Depuis de nombreuses années j’ai travaillé auprès des malades. À Nairobi, c’était dans le cadre bien précis des malades du Sida : de nombreuses sessions 5 ou 6 jours par semaine. Ici c’est plus une écoute, des sacrements à donner : au début on m’orientait surtout vers les catholiques, mais peu à peu je me suis aussi orienté vers les autres. Et puis je n’ai pas beaucoup à accompagner de mourants, ce n’est arrivé qu’une fois. Par contre il y a beaucoup d’accidentés.

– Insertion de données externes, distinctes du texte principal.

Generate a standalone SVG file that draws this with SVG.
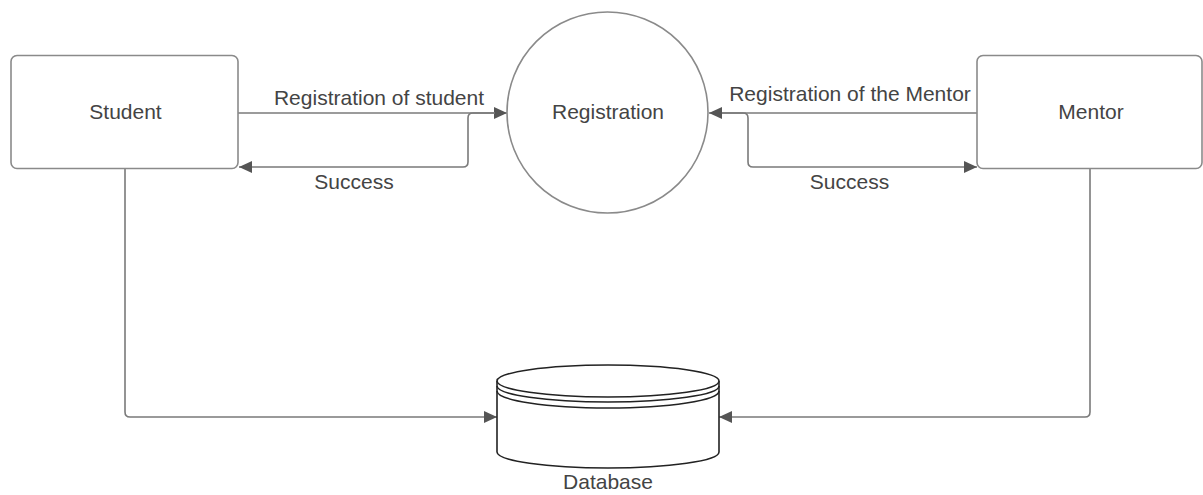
<svg xmlns="http://www.w3.org/2000/svg" width="1203" height="495" viewBox="0 0 1203 495">
<style>
  .box { fill: #ffffff; stroke: #8a8a8a; stroke-width: 1.6; }
  .conn { fill: none; stroke: #7a7a7a; stroke-width: 1.6; }
  .db { fill: #ffffff; stroke: #222222; stroke-width: 1.6; }
  .dbl { fill: none; stroke: #222222; stroke-width: 1.6; }
  .lbl { font-family: "Liberation Sans", Arial, sans-serif; font-size: 21px; fill: #444444; text-anchor: middle; }
</style>
<defs>
  <marker id="arr" markerUnits="userSpaceOnUse" markerWidth="14" markerHeight="12" refX="13" refY="6" orient="auto">
    <path d="M0,0 L13,6 L0,12 z" fill="#555555"/>
  </marker>
</defs>
<rect width="1203" height="495" fill="#ffffff"/>
<g id="connectors">
  <path class="conn" d="M238,113 H507" marker-end="url(#arr)"/>
  <path class="conn" d="M495,113 H473 Q468,113 468,118 V162 Q468,167 463,167 H239" marker-end="url(#arr)"/>
  <path class="conn" d="M977,113 H709" marker-end="url(#arr)"/>
  <path class="conn" d="M722,113 H743 Q748,113 748,118 V162 Q748,167 753,167 H977" marker-end="url(#arr)"/>
  <path class="conn" d="M125,168 V412 Q125,417 130,417 H497" marker-end="url(#arr)"/>
  <path class="conn" d="M1090,168 V412 Q1090,417 1085,417 H719" marker-end="url(#arr)"/>
  <text class="lbl" x="379" y="105">Registration of student</text>
  <text class="lbl" x="354" y="189">Success</text>
  <text class="lbl" x="850" y="101">Registration of the Mentor</text>
  <text class="lbl" x="849.5" y="189">Success</text>
</g>
<g id="student">
  <rect class="box" x="11" y="55.5" width="227" height="113" rx="6"/>
  <text class="lbl" x="125.5" y="119">Student</text>
</g>
<g id="registration">
  <circle class="box" cx="607.5" cy="112.5" r="100.5"/>
  <text class="lbl" x="608" y="119">Registration</text>
</g>
<g id="mentor">
  <rect class="box" x="977" y="55.5" width="225" height="113" rx="6"/>
  <text class="lbl" x="1091" y="119">Mentor</text>
</g>
<g id="database">
  <path class="db" d="M497,381 V452 A111,16 0 0 0 719,452 V381"/>
  <ellipse class="db" cx="608" cy="381" rx="111" ry="16"/>
  <path class="dbl" d="M497,386 A111,16 0 0 0 719,386"/>
  <path class="dbl" d="M497,391 A111,17 0 0 0 719,391"/>
  <text class="lbl" x="608" y="489">Database</text>
</g>
</svg>
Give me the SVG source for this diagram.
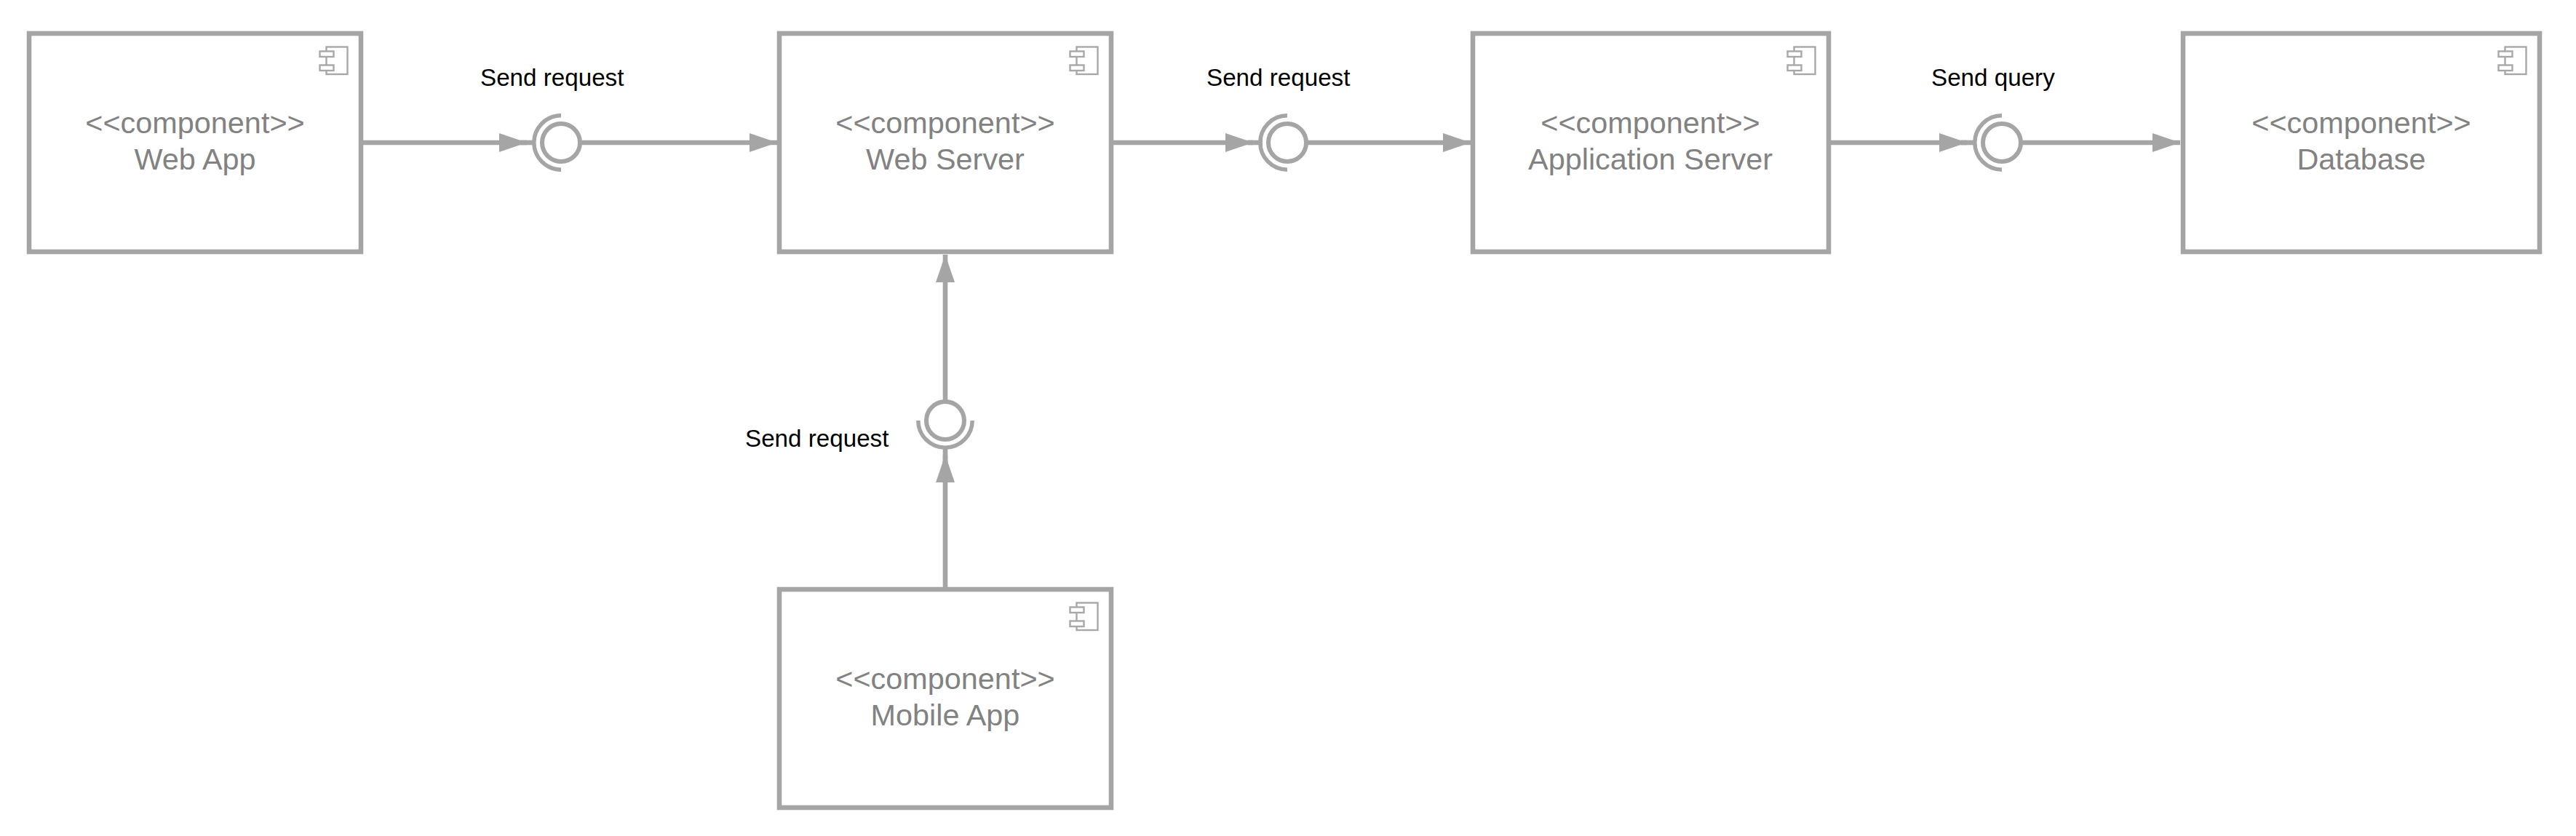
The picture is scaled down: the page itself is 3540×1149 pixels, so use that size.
<svg xmlns="http://www.w3.org/2000/svg" width="3540" height="1149" viewBox="0 0 3540 1149">
<style>
.box{fill:#fff;stroke:#a5a5a5;stroke-width:6.6}
.icon{fill:#fff;stroke:#a8a8a8;stroke-width:2.4}
.name{font:41.4px "Liberation Sans",Arial,sans-serif;fill:#828282;text-anchor:middle;opacity:.999}
.label{font:33.2px "Liberation Sans",Arial,sans-serif;fill:#000;opacity:.999}
.line{fill:none;stroke:#a5a5a5;stroke-width:6.6}
.ring{fill:#fff;stroke:#a5a5a5;stroke-width:6}
.arc{fill:none;stroke:#a5a5a5;stroke-width:5.5}
.head{fill:#a5a5a5}
</style>
<defs>
<g id="ci">
<rect class="icon" x="448.5" y="64.5" width="29" height="37.500"/>
<rect class="icon" x="439.500" y="70.500" width="19" height="7.500"/>
<rect class="icon" x="439.500" y="89.500" width="19" height="7.500"/>
</g>
<marker id="ah" markerUnits="userSpaceOnUse" markerWidth="40" markerHeight="28" refX="38" refY="13" orient="auto"><path class="head" d="M0 0L38 13L0 26Z"/></marker>
</defs>
<g id="connectors">
<path class="line" d="M496 196H724" marker-end="url(#ah)"/>
<path class="line" d="M715 196H735"/>
<path class="line" d="M798 196H1068" marker-end="url(#ah)"/>
<path class="line" d="M1527 196H1722" marker-end="url(#ah)"/>
<path class="line" d="M1715 196H1735"/>
<path class="line" d="M1796 196H2021" marker-end="url(#ah)"/>
<path class="line" d="M2513 196H2703" marker-end="url(#ah)"/>
<path class="line" d="M2695 196H2716"/>
<path class="line" d="M2778 196H2996" marker-end="url(#ah)"/>
<path class="line" d="M1299 807V625" marker-end="url(#ah)"/>
<path class="line" d="M1299 640V615"/>
<path class="line" d="M1299 551V350" marker-end="url(#ah)"/>
</g>
<g id="web-app"><rect class="box" x="40" y="46" width="456" height="300"/><use href="#ci"/><text class="name" x="268" y="183">&lt;&lt;component&gt;&gt;</text><text class="name" x="268" y="233">Web App</text></g>
<g id="web-server"><rect class="box" x="1071" y="46" width="456" height="300"/><use href="#ci" x="1031"/><text class="name" x="1299" y="183">&lt;&lt;component&gt;&gt;</text><text class="name" x="1299" y="233">Web Server</text></g>
<g id="application-server"><rect class="box" x="2024" y="46" width="489" height="300"/><use href="#ci" x="2017"/><text class="name" x="2268" y="183">&lt;&lt;component&gt;&gt;</text><text class="name" x="2268" y="233">Application Server</text></g>
<g id="database"><rect class="box" x="3000" y="46" width="490" height="300"/><use href="#ci" x="2994"/><text class="name" x="3245" y="183">&lt;&lt;component&gt;&gt;</text><text class="name" x="3245" y="233">Database</text></g>
<g id="mobile-app"><rect class="box" x="1071" y="810" width="456" height="300"/><use href="#ci" x="1031" y="764"/><text class="name" x="1299" y="947">&lt;&lt;component&gt;&gt;</text><text class="name" x="1299" y="997">Mobile App</text></g>
<g id="interface-1"><circle class="ring" cx="771" cy="196" r="26"/><path class="arc" d="M771 158.800A37.200 37.200 0 0 0 771 233.200"/><text class="label" x="660" y="118">Send request</text></g>
<g id="interface-2"><circle class="ring" cx="1769" cy="196" r="26"/><path class="arc" d="M1769 158.800A37.200 37.200 0 0 0 1769 233.200"/><text class="label" x="1658" y="118">Send request</text></g>
<g id="interface-3"><circle class="ring" cx="2751" cy="196" r="26"/><path class="arc" d="M2751 158.800A37.200 37.200 0 0 0 2751 233.200"/><text class="label" x="2654" y="118">Send query</text></g>
<g id="interface-4"><circle class="ring" cx="1299" cy="578" r="26"/><path class="arc" d="M1261.800 578A37.200 37.200 0 0 0 1336.200 578"/><text class="label" x="1024" y="614">Send request</text></g>
</svg>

À l’égard de la paroisse je suis très libre. Parfois je célèbre la messe dans une autre paroisse, mais pas souvent à Kijenge. Une fois par semaine j’essaie d’aller à notre communauté chrétienne de base. C’est important de prier entre chrétiens qui sont la famille de Dieu. Bien sûr je visite des personnes du quartier.

Chapelle


Que dire de ma vie de prière ? Quand j’ai des insomnies, je prends le chapelet, je répète un texte évangélique : Jésus qui apparaît et dit «  que la Paix soit avec vous, Thomas cesse de douter et aie foi ». Quand Jésus parle ainsi il nous assure : « Je serai toujours avec vous »… des paroles que je répète et qui m’aide à retrouver le sommeil, je sens que Jésus est proche. L’heure d’adoration en silence et en communauté, c’est important aussi.